The measures are being implemented to allow enough room for people to obey social distancing guidelines ahead of the first weekend since many non-essential shops were allowed to reopen.

Mr Harding's shop in Angel Lane is due to reopen on Tuesday, with click-and-collect orders already offered from his other two businesses, but he admitted he is now having second thoughts.

“People are concerned that they are trying to reopen and they are already on a knife edge on whether they survive," he said.

“I think everybody appreciates the council wants to create some room for social distancing.

"I am strongly considering whether I bother reopening.

"The high street was suffering, there's no secret about that; COVID-19 is going to push that further and then the road closure is part of that to push a lot of businesses over the edge."

From tomorrow, the main route will be closed with restricted access via Sandgate and Burrowgate for deliveries, residents and disabled badge holders.

Southbound traffic will be stopped at the junction of Middlegate and Brunswick Road and, for northbound traffic, on King Street outside Lloyds Bank.

King Street will only be open for access from the junction with Old London Road.

On-street parking on Middlegate, Devonshire Street and King Street will be restricted to disabled bays and loading bays.

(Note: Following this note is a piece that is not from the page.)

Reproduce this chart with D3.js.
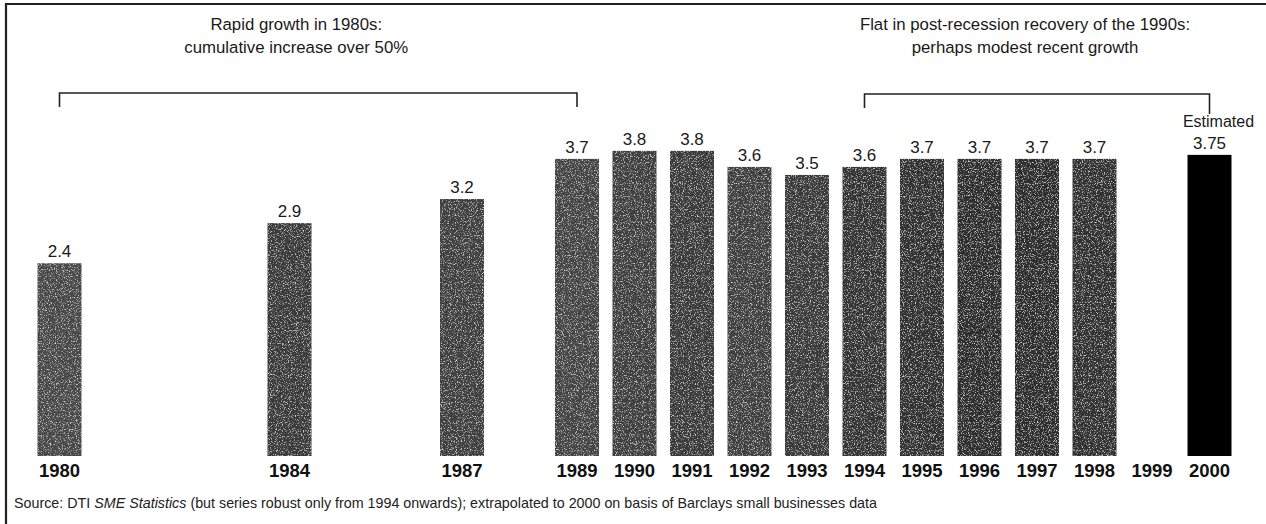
<!DOCTYPE html>
<html>
<head>
<meta charset="utf-8">
<script src="https://cdn.jsdelivr.net/npm/d3@7"></script>
<style>
  body { margin: 0; background: #fff; }
  svg { display: block; font-family: "Liberation Sans", Arial, sans-serif; }
</style>
</head>
<body>
<div id="container"></div>
<script>
/* CONSTANTS AND GLOBALS */
const width = 1266;
const height = 524;

/* DATA */
const allYears = d3.range(1980, 2001);
const years = [1980, 1984, 1987, 1989, 1990, 1991, 1992, 1993, 1994, 1995, 1996, 1997, 1998, 2000];
const values = [2.4, 2.9, 3.2, 3.7, 3.8, 3.8, 3.6, 3.5, 3.6, 3.7, 3.7, 3.7, 3.7, 3.75];
const valueLabels = ["2.4", "2.9", "3.2", "3.7", "3.8", "3.8", "3.6", "3.5", "3.6", "3.7", "3.7", "3.7", "3.7", "3.75"];
const tickYears = [1980, 1984, 1987, 1989, 1990, 1991, 1992, 1993, 1994, 1995, 1996, 1997, 1998, 1999, 2000];
const barShades = ["#4a4a4a", "#3a3a3a", "#404040", "#444444", "#404040", "#3a3a3a", "#404040", "#3b3b3b",
                   "#363636", "#313131", "#2e2e2e", "#2e2e2e", "#313131", "#000000"];

const bracketFrom = [1980, 1994];
const bracketTo = [1989, 2000];
const bracketText = [
  ["Rapid growth in 1980s:", "cumulative increase over 50%"],
  ["Flat in post-recession recovery of the 1990s:", "perhaps modest recent growth"]
];
const estimatedYear = 2000;
const sourceParts = [
  { t: "Source: DTI ", italic: false },
  { t: "SME Statistics", italic: true },
  { t: " (but series robust only from 1994 onwards); extrapolated to 2000 on basis of Barclays small businesses data", italic: false }
];

const data = years.map((y, i) => ({ year: y, value: values[i], label: valueLabels[i], shade: barShades[i] }));

const svg = d3.select("#container").append("svg")
  .attr("width", width)
  .attr("height", height);

svg.append("rect").attr("width", width).attr("height", height).attr("fill", "#fff");

// speckled print texture
const defs = svg.append("defs");
const grain = defs.append("filter").attr("id", "grain")
  .attr("x", 0).attr("y", 0).attr("width", 1).attr("height", 1);
grain.append("feTurbulence").attr("type", "fractalNoise").attr("baseFrequency", 0.85)
  .attr("numOctaves", 2).attr("seed", 7).attr("result", "noise");
grain.append("feColorMatrix").attr("in", "noise").attr("type", "matrix")
  .attr("values", "0 0 0 0 0.75  0 0 0 0 0.75  0 0 0 0 0.75  3.4 0 0 0 -1.85")
  .attr("result", "specks");
grain.append("feComposite").attr("in", "specks").attr("in2", "SourceGraphic")
  .attr("operator", "in").attr("result", "clipped");
const merge = grain.append("feMerge");
merge.append("feMergeNode").attr("in", "SourceGraphic");
merge.append("feMergeNode").attr("in", "clipped");

// frame (top and left edges of the scanned box)
svg.append("path")
  .attr("d", `M6,${height} V4 H${width}`)
  .attr("fill", "none").attr("stroke", "#222").attr("stroke-width", 2.2);

/* SCALES */
const xScale = d3.scaleBand()
  .domain(allYears)
  .range([37.5, 1231.5])
  .paddingInner(0.235)
  .paddingOuter(0);

const yScale = d3.scaleLinear()
  .domain([0, 4])
  .range([456, 456 - 4 * 80.3]);

const cx = y => xScale(y) + xScale.bandwidth() / 2;

/* BARS */
svg.selectAll("rect.bar")
  .data(data)
  .join("rect")
  .attr("class", "bar")
  .attr("x", d => xScale(d.year))
  .attr("y", d => yScale(d.value))
  .attr("width", xScale.bandwidth())
  .attr("height", d => yScale(0) - yScale(d.value))
  .attr("fill", d => d.shade)
  .attr("filter", d => d.year === estimatedYear ? null : "url(#grain)");

svg.selectAll("text.val")
  .data(data)
  .join("text")
  .attr("class", "val")
  .attr("x", d => cx(d.year))
  .attr("y", d => yScale(d.value) - 6)
  .attr("text-anchor", "middle")
  .attr("font-size", 17)
  .attr("fill", "#1a1a1a")
  .text(d => d.label);

svg.append("text")
  .attr("x", cx(estimatedYear) + 9)
  .attr("y", yScale(3.75) - 28)
  .attr("text-anchor", "middle")
  .attr("font-size", 16)
  .attr("fill", "#1a1a1a")
  .text("Estimated");

/* AXIS */
const xAxis = d3.axisBottom(xScale).tickValues(tickYears).tickSize(0).tickPadding(8);
const axisG = svg.append("g")
  .attr("transform", `translate(0, ${yScale(0)})`)
  .call(xAxis);
axisG.select(".domain").remove();
axisG.selectAll("text")
  .attr("font-family", "Liberation Sans, Arial, sans-serif")
  .attr("font-size", 18.5)
  .attr("font-weight", "bold")
  .attr("fill", "#111")
  .attr("dy", "0.71em");

/* BRACKETS + ANNOTATIONS */
const bracketY = [93, 94];
const tickDown = [[14, 14], [14, 20]];
const textShift = [-22, -12];
bracketFrom.forEach((from, i) => {
  const x0 = cx(from), x1 = cx(bracketTo[i]);
  svg.append("path")
    .attr("d", `M${x0},${bracketY[i] + tickDown[i][0]} V${bracketY[i]} H${x1} V${bracketY[i] + tickDown[i][1]}`)
    .attr("fill", "none").attr("stroke", "#222").attr("stroke-width", 1.6);
  const t = svg.append("text")
    .attr("x", (x0 + x1) / 2 + textShift[i])
    .attr("y", 30)
    .attr("text-anchor", "middle")
    .attr("font-size", 16.8)
    .attr("fill", "#1a1a1a");
  bracketText[i].forEach((line, j) => {
    t.append("tspan")
      .attr("x", (x0 + x1) / 2 + textShift[i])
      .attr("dy", j === 0 ? 0 : 23)
      .text(line);
  });
});

/* SOURCE */
const src = svg.append("text")
  .attr("x", 14)
  .attr("y", 508)
  .attr("font-size", 14.3)
  .attr("fill", "#222");
sourceParts.forEach(p => {
  src.append("tspan")
    .attr("font-style", p.italic ? "italic" : "normal")
    .text(p.t);
});
</script>
</body>
</html>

The diversion route for southbound traffic will be via Brunswick Road, Cromwell Road, Ullswater Road, the A66 and Bridge Lane and in the reverse direction for northbound traffic.

Mr Harding, who is also part of Penrith's Business Improvement District, questioned why a one-way system could not have been introduced on footpaths and said diverting traffic into Brunswick Road could lead to heavy congestion.

Helen Fearon, who is a county councillor for Penrith West, said: "I understand that the business community in Penrith may have some concerns regarding the new temporary measures.

"However, I’d like to reassure them that we will continue to work closely with them and support them to overcome any challenges the new measures may create."